REQUIREMENT: Quote word for word the lines below, beginning with the first and ending with the one that has "const CROSS_TOP = 20 + 22 / (172 / 40)". Drop the pictures.

--- RECORDED INFORMATION ---

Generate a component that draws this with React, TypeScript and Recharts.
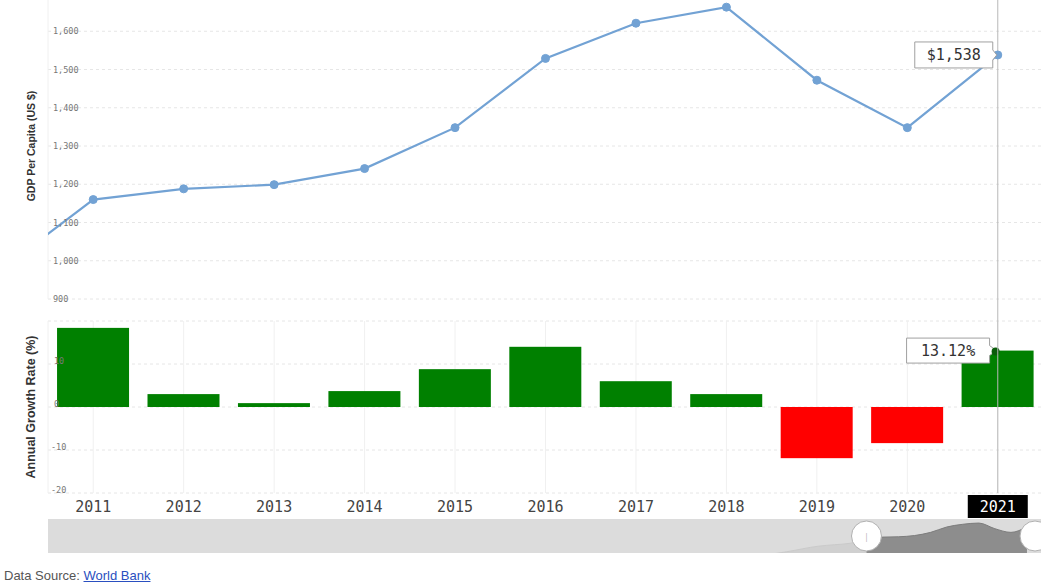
// GDP per capita + taxa de crescimento anual, estilo macrotrends, com Recharts.
import React from 'react'
import {
  LineChart, Line, BarChart, Bar, Cell, AreaChart, Area, XAxis, YAxis,
  CartesianGrid, ReferenceLine, ReferenceDot,
} from 'recharts'

// dados (2010 só aparece cortado na borda esquerda)
const years = [2010, 2011, 2012, 2013, 2014, 2015, 2016, 2017, 2018, 2019, 2020, 2021]
const gdpPerCapita = [980, 1160, 1188, 1199, 1241, 1348, 1529, 1621, 1663, 1472, 1348, 1538]
const gdpTicks = [900, 1000, 1100, 1200, 1300, 1400, 1500, 1600, 1700]

const growthYears = ['2011', '2012', '2013', '2014', '2015', '2016', '2017', '2018', '2019', '2020', '2021']
const growthRate = [18.4, 3.0, 0.9, 3.7, 8.8, 14.0, 6.0, 3.0, -11.9, -8.4, 13.12]
const growthTicks = [-20, -10, 0, 10, 20]

// navegador (histórico longo, bem apagado no original)
const navHistoryYears = [1960, 1965, 1970, 1975, 1980, 1985, 1990, 1995, 2000, 2003, 2006, 2008, 2009]
const navHistoryValues = [90, 110, 140, 230, 430, 330, 370, 350, 420, 480, 690, 880, 930]
const navLabels = [1960, 1970, 1980, 1990, 2000, 2010, 2020]

const LINE = '#72a2d4'
const MONO = '"DejaVu Sans Mono", monospace'
const SANS = '"Liberation Sans", Arial, sans-serif'

const gdpData = years.map((y, i) => ({ year: y, gdp: gdpPerCapita[i] }))
const growthData = growthYears.map((y, i) => ({ year: y, rate: growthRate[i] }))
const navYears = [...navHistoryYears, ...years]
const navValues = [...navHistoryValues, ...gdpPerCapita]
const navData = navYears.map((y, i) => ({
  year: y,
  past: y <= 2011 ? navValues[i] : null,
  sel: y >= 2011 ? navValues[i] : null,
}))

const lastGdp = gdpData.length - 1
const lastRate = growthData.length - 1
// px por unidade no painel de barras: 172px / 40
const CROSS_TOP = 20 + 22 / (172 / 40)

function callout(cx: number, cy: number, left: number, right: number, h: number, text: string) {
  const x0 = cx - left
  const x1 = cx - right
  const y0 = cy - h / 2
  const y1 = cy + h / 2
  const d = `M${x0},${y0} H${x1} V${cy - 5} L${cx - 1},${cy} L${x1},${cy + 5} V${y1} H${x0} Z`
  return (
    <g>
      <path d={d} fill="#fff" stroke="#a0a0a0" strokeWidth={1} />
      <text x={(x0 + x1) / 2} y={cy + 5} textAnchor="middle" fontFamily={MONO} fontSize={15} fill="#333">
        {text}
      </text>
    </g>
  )
}

function GdpDot(p: any) {
  const { cx, cy, index } = p
  if (cx == null || cy == null) return <g key={index} />
  return (
    <g key={index}>
      <circle cx={cx} cy={cy} r={4} fill={LINE} stroke={LINE} />
      {index === lastGdp && callout(cx, cy, 83, 5, 26, '$' + gdpPerCapita[index].toLocaleString('en-US'))}
    </g>
  )
}

function RateBar(p: any) {
  const { x, y, width, height, fill, index } = p
  const top = height < 0 ? y + height : y
  const h = Math.abs(height)
  const cx = x + width / 2
  return (
    <g>
      <rect x={x} y={top} width={width} height={h} fill={fill} />
      {index === lastRate && (
        <g>
          {callout(cx, top, 91, 8, 25, growthRate[index].toFixed(2) + '%')}
          <circle cx={cx - 2} cy={top + 1} r={4} fill="#0a5c0a" />
        </g>
      )}
    </g>
  )
}

function GdpTick(p: any) {
  const { y, payload } = p
  if (payload.value > 1600) return <g />
  return (
    <text x={53} y={y + 3} fontFamily={MONO} fontSize={8.5} fill="#777">
      {payload.value.toLocaleString('en-US')}
    </text>
  )
}

function RateTick(p: any) {
  const { y, payload } = p
  if (payload.value > 10) return <g />
  return (
    <text x={payload.value < 0 ? 51 : 54} y={y} fontFamily={MONO} fontSize={8.5} fill="#777">
      {payload.value}
    </text>
  )
}

function YearTick(p: any) {
  const { x, y, payload } = p
  const active = payload.value === '2021'
  return (
    <g>
      {active && <rect x={x - 30} y={y + 2} width={60} height={23} fill="#000" />}
      <text x={x} y={y + 19} textAnchor="middle" fontFamily={MONO} fontSize={15} fill={active ? '#fff' : '#444'}>
        {payload.value}
      </text>
    </g>
  )
}

function NavTick(p: any) {
  const { x, y, payload } = p
  return (
    <text x={x + 3} y={y - 4} fontFamily={SANS} fontSize={8} fill="#f4f4f4">
      {payload.value}
    </text>
  )
}

function axisTitle(text: string, size: number) {
  return (p: any) => {
    const vb = p.viewBox || {}
    const cx = (vb.x || 0) + 31
    const cy = (vb.y || 0) + (vb.height || 0) / 2
    return (
      <text
        x={cx} y={cy} transform={`rotate(-90, ${cx}, ${cy})`} textAnchor="middle"
        dominantBaseline="central" fontFamily={SANS} fontWeight="bold" fontSize={size} fill="#333"
      >
        {text}
      </text>
    )
  }
}

export default function App() {
  return (
    <div style={{ position: 'absolute', left: 0, top: 0, width: 1041, height: 588, overflow: 'hidden', background: '#fff' }}>
      {/* painel de cima: GDP per capita */}
      <div style={{ position: 'absolute', left: 0, top: -7 }}>
        <LineChart width={1043} height={316} data={gdpData} margin={{ top: 0, right: 0, bottom: 10, left: 0 }}>
          <CartesianGrid vertical={false} stroke="#e6e6e6" strokeDasharray="3 3" />
          <CartesianGrid horizontal={false} stroke="#f0f0f0" />
          <XAxis
            dataKey="year" type="number" domain={[2010.5, 2021.5]} allowDataOverflow
            ticks={years.slice(1)} height={0} tick={false} axisLine={false} tickLine={false}
          />
          <YAxis
            domain={[900, 1700]} ticks={gdpTicks} width={48} axisLine={false} tickLine={false}
            tick={<GdpTick />} label={{ content: axisTitle('GDP Per Capita (US $)', 10.5) } as any}
          />
          <ReferenceLine x={2021} stroke="#b8b8b8" />
          <Line
            type="linear" dataKey="gdp" stroke={LINE} strokeWidth={2.2}
            dot={GdpDot} activeDot={false} isAnimationActive={false}
          />
        </LineChart>
      </div>

      {/* painel de baixo: taxa de crescimento */}
      <div style={{ position: 'absolute', left: 0, top: 299 }}>
        <BarChart
          width={1043} height={220} data={growthData} barCategoryGap="10%"
          margin={{ top: 22, right: 0, bottom: 0, left: 0 }}
        >
          <CartesianGrid vertical={false} stroke="#e6e6e6" strokeDasharray="3 3" />
          <CartesianGrid horizontal={false} stroke="#f0f0f0" />
          <XAxis
            dataKey="year" height={26} axisLine={false} tickLine={false} tickSize={0} tickMargin={0}
            interval={0} tick={<YearTick />}
          />
          <YAxis
            domain={[-20, 20]} ticks={growthTicks} width={48} axisLine={false} tickLine={false}
            tick={<RateTick />} label={{ content: axisTitle('Annual Growth Rate (%)', 12.5) } as any}
          />
          <ReferenceLine
            segment={[{ x: '2021', y: CROSS_TOP }, { x: '2021', y: -20 }]}
            stroke="#b8b8b8" ifOverflow="visible"
          />
          <Bar dataKey="rate" shape={RateBar} isAnimationActive={false}>
            {growthRate.map((v, i) => (
              <Cell key={i} fill={v >= 0 ? '#008000' : '#ff0000'} />
            ))}
          </Bar>
        </BarChart>
      </div>

      {/* navegador */}
      <div style={{ position: 'absolute', left: 48, top: 519, width: 993, height: 34, background: '#dcdcdc' }}>
        <AreaChart width={993} height={34} data={navData} margin={{ top: 0, right: 6, bottom: 0, left: 0 }}>
          <XAxis
            dataKey="year" type="number" domain={[1960, 2021.5]} allowDataOverflow ticks={navLabels}
            height={0} axisLine={false} tickLine={false} tickSize={0} tickMargin={0} tick={<NavTick />}
          />
          <YAxis hide domain={[650, 1800]} allowDataOverflow />
          <Area
            type="monotone" dataKey="past" fill="#d0d0d0" fillOpacity={1} stroke="#cacaca"
            isAnimationActive={false} connectNulls={false}
          />
          <Area
            type="monotone" dataKey="sel" fill="#8d8d8d" fillOpacity={1} stroke="#7d7d7d"
            isAnimationActive={false} connectNulls={false}
          />
          <ReferenceDot
            x={2011} y={1225} r={15} fill="#fff" stroke="#b0b0b0" ifOverflow="visible"
            label={{ value: '|', position: 'center', fill: '#aaa', fontSize: 10 }}
          />
          <ReferenceDot x={2021.5} y={1225} r={15} fill="#fff" stroke="#b0b0b0" ifOverflow="visible" />
        </AreaChart>
      </div>

      <div style={{ position: 'absolute', left: 4, top: 568, fontFamily: SANS, fontSize: 13, lineHeight: '16px', color: '#555' }}>
        Data Source:{' '}
        <a href="#" style={{ color: '#2a4fc0', textDecoration: 'underline' }}>World Bank</a>
      </div>
    </div>
  )
}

---

THE COMPLETED TASK:
Generate a component that draws this with React, TypeScript and Recharts.
// GDP per capita + taxa de crescimento anual, estilo macrotrends, com Recharts.
import React from 'react'
import {
  LineChart, Line, BarChart, Bar, Cell, AreaChart, Area, XAxis, YAxis,
  CartesianGrid, ReferenceLine, ReferenceDot,
} from 'recharts'

// dados (2010 só aparece cortado na borda esquerda)
const years = [2010, 2011, 2012, 2013, 2014, 2015, 2016, 2017, 2018, 2019, 2020, 2021]
const gdpPerCapita = [980, 1160, 1188, 1199, 1241, 1348, 1529, 1621, 1663, 1472, 1348, 1538]
const gdpTicks = [900, 1000, 1100, 1200, 1300, 1400, 1500, 1600, 1700]

const growthYears = ['2011', '2012', '2013', '2014', '2015', '2016', '2017', '2018', '2019', '2020', '2021']
const growthRate = [18.4, 3.0, 0.9, 3.7, 8.8, 14.0, 6.0, 3.0, -11.9, -8.4, 13.12]
const growthTicks = [-20, -10, 0, 10, 20]

// navegador (histórico longo, bem apagado no original)
const navHistoryYears = [1960, 1965, 1970, 1975, 1980, 1985, 1990, 1995, 2000, 2003, 2006, 2008, 2009]
const navHistoryValues = [90, 110, 140, 230, 430, 330, 370, 350, 420, 480, 690, 880, 930]
const navLabels = [1960, 1970, 1980, 1990, 2000, 2010, 2020]

const LINE = '#72a2d4'
const MONO = '"DejaVu Sans Mono", monospace'
const SANS = '"Liberation Sans", Arial, sans-serif'

const gdpData = years.map((y, i) => ({ year: y, gdp: gdpPerCapita[i] }))
const growthData = growthYears.map((y, i) => ({ year: y, rate: growthRate[i] }))
const navYears = [...navHistoryYears, ...years]
const navValues = [...navHistoryValues, ...gdpPerCapita]
const navData = navYears.map((y, i) => ({
  year: y,
  past: y <= 2011 ? navValues[i] : null,
  sel: y >= 2011 ? navValues[i] : null,
}))

const lastGdp = gdpData.length - 1
const lastRate = growthData.length - 1
// px por unidade no painel de barras: 172px / 40
const CROSS_TOP = 20 + 22 / (172 / 40)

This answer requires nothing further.